The Nagorno-Karabakh region and seven surrounding districts of Azerbaijan remains under Armenia's occupation since the early 1990s. Armenia's illegal claims to the historical Azerbaijani lands triggered anti-Azerbaijan sentiments, which eventually led to a bloody four-year war. Armenia's full-blown military campaign against its eastern neighbor enabled it to occupy 20 percent of Azerbaijan's sovereign territory including the Nagorno-Karabakh region and seven surrounding districts in 1991-1994. Around 30,000 ethnic Azerbaijanis were killed in the fighting, while one million were forced to flee their homes.

Armenia has refused to pull its forces out of the occupied Azerbaijani lands despite International calls and four UN Security Council resolutions adopted at the height of the war in 1993. The counterproductive approach of Armenia's officials in diplomatic procedures and fatal violations of the ceasefire by the country's forces regularly trigger hostilities along the Line of Contact in the occupied territories of Azerbaijan.

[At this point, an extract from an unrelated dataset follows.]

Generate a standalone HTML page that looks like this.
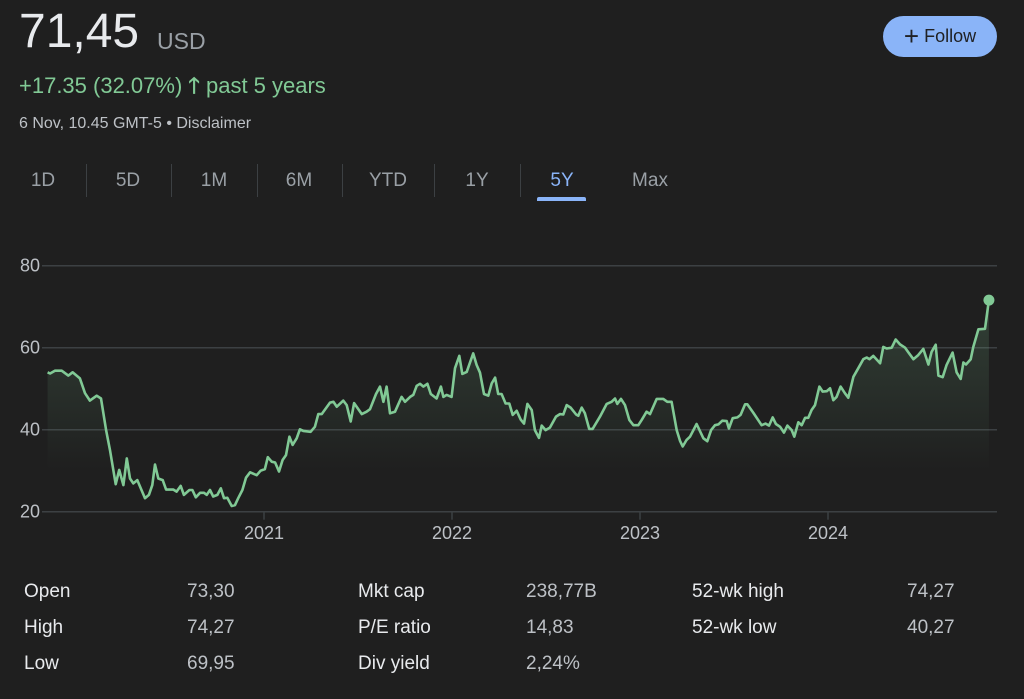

Today, Azerbaijan has the strongest military in the South Caucasus region. In the Global Firepower rankings, the Azerbaijani army ranks 64th globally among 138 militaries, while neighboring Georgia and Armenia claim the 89th and 111th positions, respectively. The arsenal of the Azerbaijani army includes weapons both domestically produced and purchased from foreign markets, such as Israel, Russia, Turkey, the US, China, Belarus, and others.